Written request:
Extract everything from the first line through the line with "flat_start = [0.10]", both ends included, except for any pictures.

Recorded data:
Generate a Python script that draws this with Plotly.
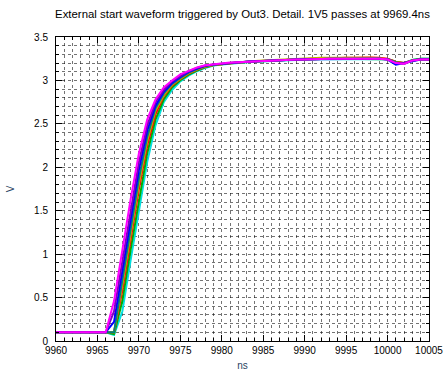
import plotly.graph_objects as go

time_ns = list(range(9960, 10006))

flat_start = [0.10] * 7  # 9960..9966

magenta = flat_start + [0.46, 1.05, 1.63, 2.16, 2.55, 2.78, 2.92, 3.00, 3.07, 3.11, 3.15, 3.174, 3.186, 3.196,
                        3.205, 3.21, 3.215, 3.22, 3.225, 3.23, 3.23, 3.235, 3.24, 3.24, 3.245, 3.245, 3.25, 3.25,
                        3.25, 3.25, 3.255, 3.25, 3.25, 3.24, 3.20, 3.19, 3.23, 3.24, 3.24]
purple = flat_start + [0.34, 0.93, 1.52, 2.06, 2.48, 2.75, 2.89, 2.99, 3.05, 3.106, 3.144, 3.171, 3.184, 3.194,
                       3.20, 3.21, 3.215, 3.22, 3.225, 3.23, 3.235, 3.235, 3.24, 3.24, 3.245, 3.25, 3.25, 3.25,
                       3.25, 3.255, 3.255, 3.255, 3.25, 3.245, 3.20, 3.20, 3.23, 3.245, 3.245]
blue = flat_start + [0.22, 0.82, 1.40, 1.97, 2.42, 2.71, 2.87, 2.97, 3.04, 3.098, 3.137, 3.168, 3.182, 3.192,
                     3.20, 3.205, 3.215, 3.22, 3.225, 3.23, 3.23, 3.235, 3.24, 3.245, 3.245, 3.245, 3.25, 3.25,
                     3.25, 3.25, 3.25, 3.25, 3.25, 3.24, 3.18, 3.20, 3.22, 3.24, 3.24]
teal = flat_start + [0.10, 0.70, 1.28, 1.87, 2.35, 2.68, 2.85, 2.96, 3.03, 3.09, 3.13, 3.165, 3.18, 3.19,
                     3.205, 3.21, 3.215, 3.22, 3.225, 3.23, 3.23, 3.235, 3.24, 3.24, 3.245, 3.245, 3.25, 3.25,
                     3.25, 3.25, 3.255, 3.255, 3.25, 3.245, 3.21, 3.19, 3.23, 3.245, 3.245]
olive = flat_start + [0.10, 0.64, 1.22, 1.81, 2.30, 2.65, 2.83, 2.95, 3.02, 3.084, 3.126, 3.161, 3.178, 3.189,
                      3.20, 3.21, 3.22, 3.225, 3.23, 3.235, 3.24, 3.245, 3.25, 3.25, 3.255, 3.26, 3.26, 3.26,
                      3.26, 3.26, 3.265, 3.26, 3.255, 3.245, 3.21, 3.20, 3.23, 3.24, 3.24]
red = flat_start + [0.10, 0.58, 1.16, 1.75, 2.25, 2.61, 2.82, 2.94, 3.016, 3.078, 3.122, 3.158, 3.177, 3.188,
                    3.20, 3.21, 3.215, 3.22, 3.225, 3.23, 3.235, 3.24, 3.245, 3.25, 3.25, 3.25, 3.255, 3.255,
                    3.26, 3.26, 3.265, 3.265, 3.26, 3.25, 3.215, 3.20, 3.23, 3.24, 3.24]
green = flat_start + [0.08, 0.46, 1.05, 1.63, 2.16, 2.55, 2.78, 2.92, 3.002, 3.066, 3.114, 3.151, 3.174, 3.186,
                      3.20, 3.205, 3.21, 3.22, 3.225, 3.23, 3.23, 3.235, 3.24, 3.24, 3.245, 3.245, 3.25, 3.25,
                      3.25, 3.25, 3.25, 3.25, 3.25, 3.245, 3.215, 3.195, 3.235, 3.25, 3.25]
cyan = flat_start + [0.07, 0.34, 0.93, 1.52, 2.06, 2.48, 2.75, 2.89, 2.99, 3.054, 3.106, 3.144, 3.171, 3.184,
                     3.195, 3.205, 3.21, 3.215, 3.22, 3.225, 3.23, 3.235, 3.24, 3.24, 3.245, 3.245, 3.245, 3.25,
                     3.25, 3.25, 3.25, 3.25, 3.25, 3.245, 3.215, 3.20, 3.235, 3.25, 3.25]

series = [
    ("cyan", cyan, "#00e0e0"),
    ("green", green, "#00b000"),
    ("red", red, "#ff0000"),
    ("olive", olive, "#c0b000"),
    ("teal", teal, "#008080"),
    ("blue", blue, "#0000ff"),
    ("purple", purple, "#8000c0"),
    ("magenta", magenta, "#ff00ff"),
]

fig = go.Figure()
for name, vals, col in series:
    fig.add_trace(go.Scatter(x=time_ns, y=vals, mode="lines", name=name,
                             line=dict(color=col, width=2), showlegend=False))

font = "Liberation Sans, Arial, sans-serif"
grid_col = "rgba(0,0,0,0.55)"
axis_common = dict(
    automargin=False,
    showline=True, linecolor="black", linewidth=1, mirror="ticks",
    ticks="inside", ticklen=6, tickcolor="black", tickwidth=1,
    showgrid=True, gridcolor=grid_col, griddash="dot", gridwidth=1,
    zeroline=False, tickfont=dict(family=font, size=10, color="black"),
    ticklabeloverflow="allow",
)

fig.update_layout(
    width=443, height=372,
    margin=dict(l=56, r=14, t=37, b=31, autoexpand=False),
    paper_bgcolor="white", plot_bgcolor="white",
    title=dict(text="External start waveform triggered by Out3. Detail. 1V5 passes at 9969.4ns",
               x=0.5, xref="paper", y=1 - 14 / 372, yanchor="middle",
               font=dict(family=font, size=11.4, color="black")),
    xaxis=dict(range=[9960, 10005], dtick=5, tick0=9960, tickformat="d",
               title=dict(text="ns", standoff=6, font=dict(family=font, size=10)),
               minor=dict(dtick=1, ticks="inside", ticklen=3, tickcolor="black",
                          showgrid=True, gridcolor=grid_col, griddash="dot", gridwidth=1),
               **axis_common),
    yaxis=dict(range=[0, 3.5], dtick=0.5, tick0=0, ticklabelstandoff=5,
               title=dict(text="V", standoff=17, font=dict(family=font, size=10)),
               minor=dict(dtick=0.1, ticks="inside", ticklen=3, tickcolor="black",
                          showgrid=True, gridcolor=grid_col, griddash="dot", gridwidth=1),
               **axis_common),
)

fig.write_html("out.html")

Written solution:
Generate a Python script that draws this with Plotly.
import plotly.graph_objects as go

time_ns = list(range(9960, 10006))

flat_start = [0.10] * 7  # 9960..9966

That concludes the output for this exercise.